Footnote 2: Compare Matter of County of Nassau, 87 Misc 2d 1004 (Sup Ct, Nassau County 1976).

Footnote 3: See EDPL § 702 (A) (2), which provides that the condemnor shall reimburse the condemnee for any penalty incurred for pre-payment of the existing mortgage.

Footnote 4: See Security Natl. Bank of Long Is. v Sabatelli, 38 Misc 2d 503 (Sup Ct, Suffolk County 1962).

Footnote 5: See ¶ 71 of Petitioner's Affirmation in Reply and in Opposition dated May 21, 2012.
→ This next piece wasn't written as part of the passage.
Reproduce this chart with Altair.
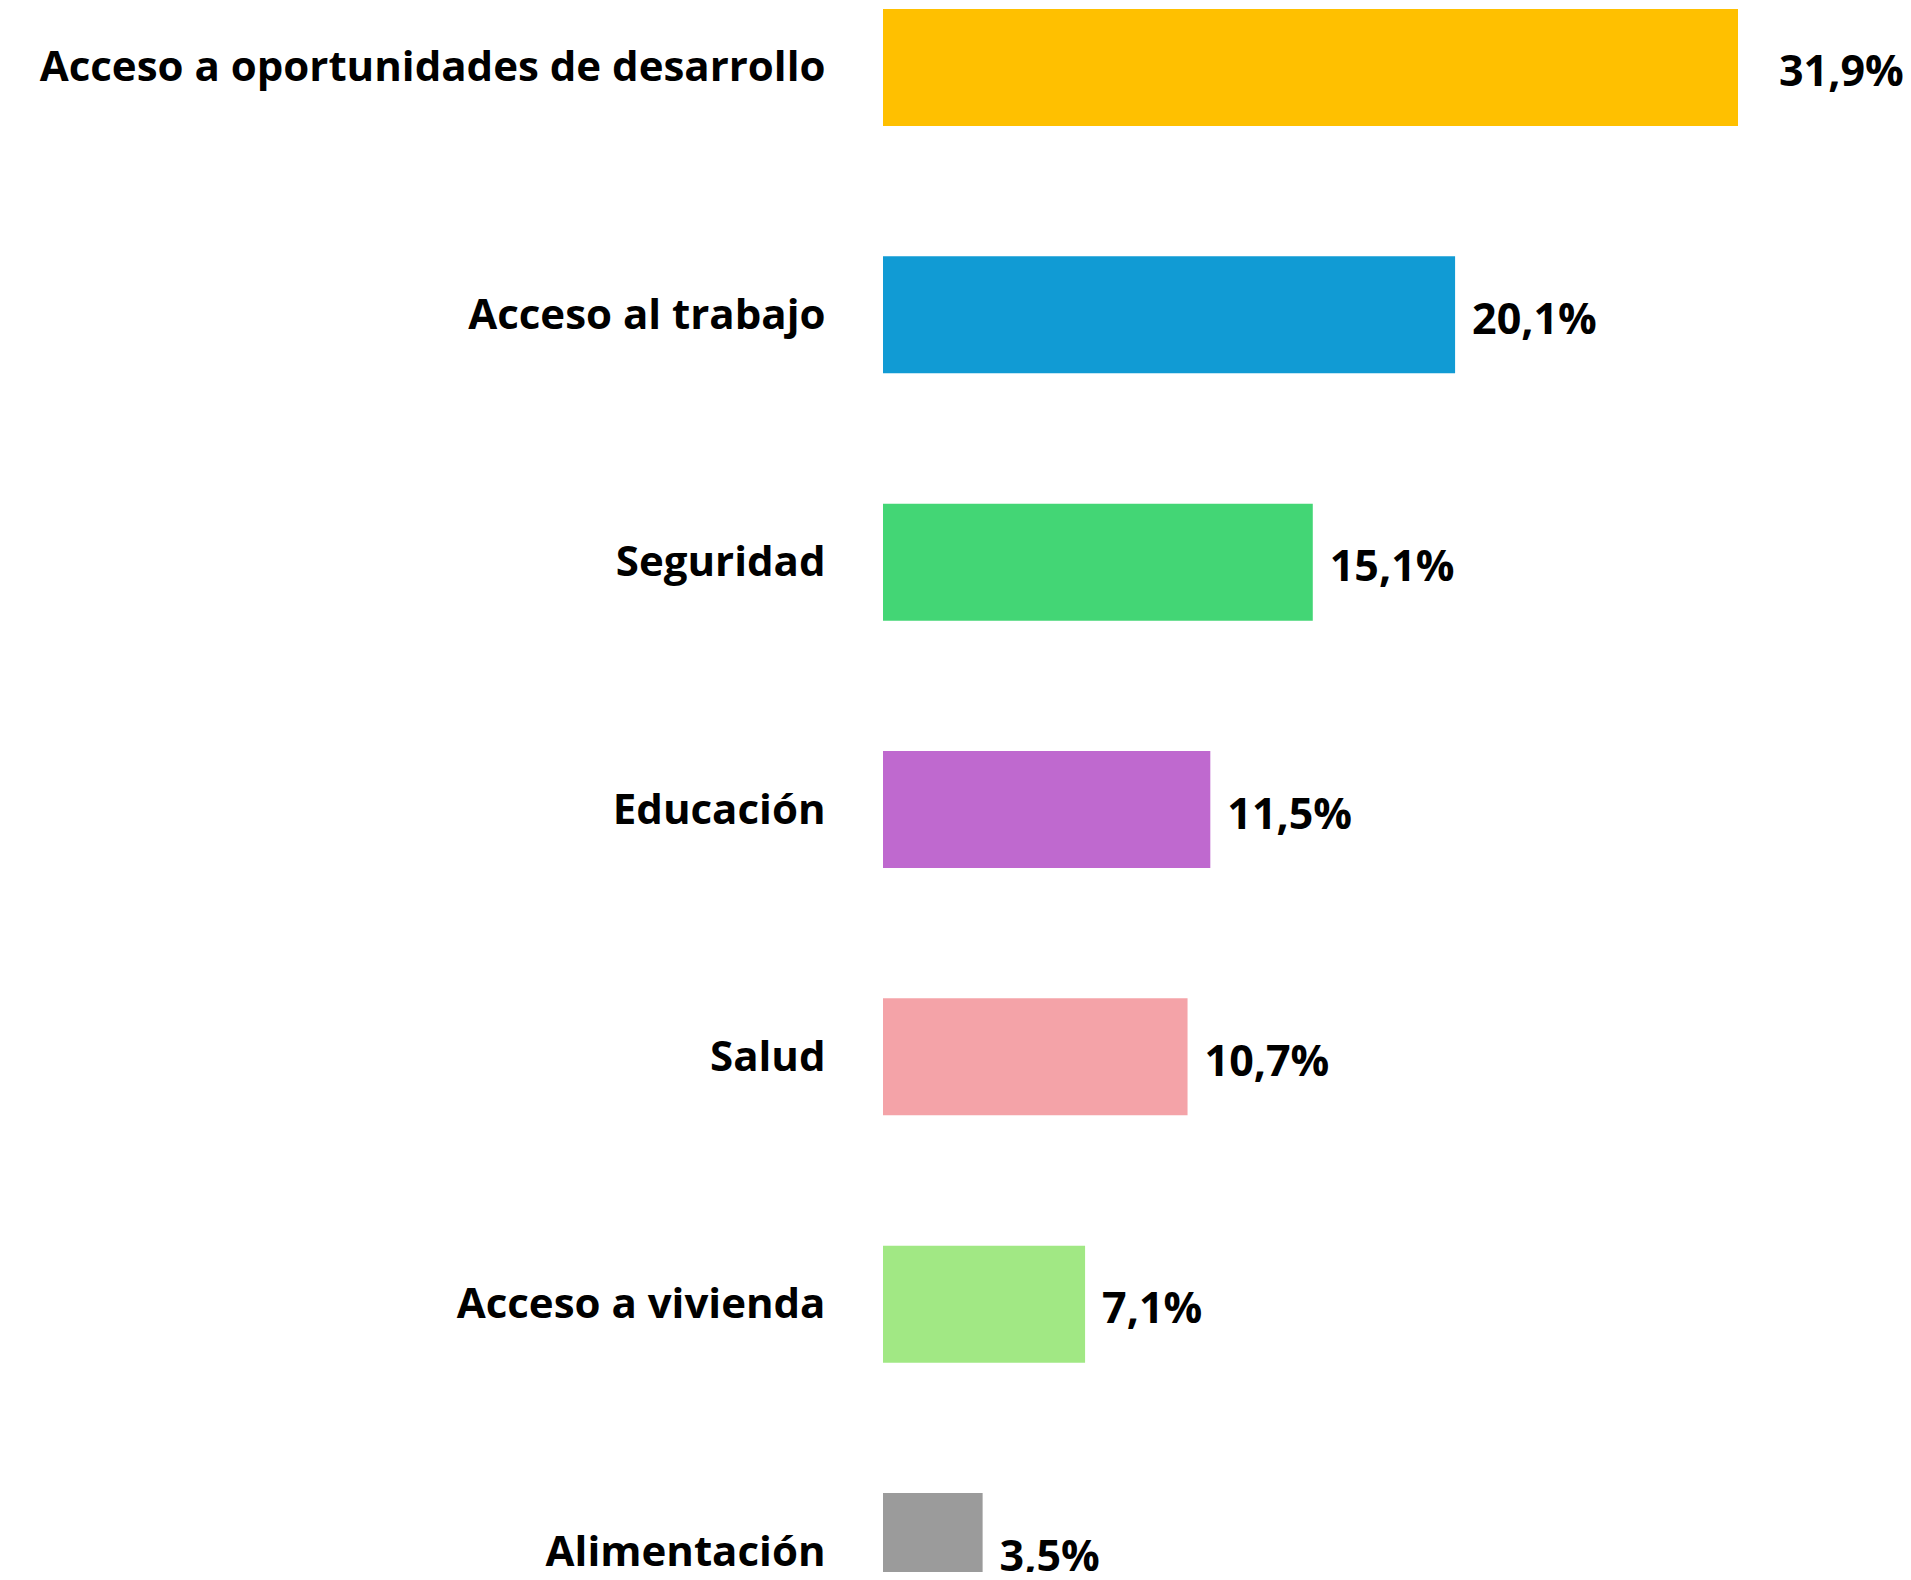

Footnote 6: The following papers were reviewed. From Petitioner: Petitioner's Order to Show Cause signed February 1, 2012 with Verified Petition dated January 24, 2012 and exhibits A through F; Petitioner's Affirmation in Reply and in Opposition dated May 21, 2012 with exhibits A and B; Petitioner's letter dated August 10, 2012; and Petitioner's letter dated August 20, 2012 with exhibit A. From the State Respondents: State Respondents' Verified Answer dated May 9, 2012 with Affirmation dated May 9, 2012 and exhibits 1 and 2; State Respondents' Memorandum of Law dated August 9, 2012 with exhibits A through F; and State Respondents' letter dated August 20, 2012. From U.S. Bank National Association: Bank's Answer and Cross-Claim dated May 4, 2012 with Affidavit in Support notarized May 2, 2012 and exhibits 1 through 7; Bank's Reply dated August 10, 2012 with exhibits A and B; and Bank's Response dated August 20, 2012.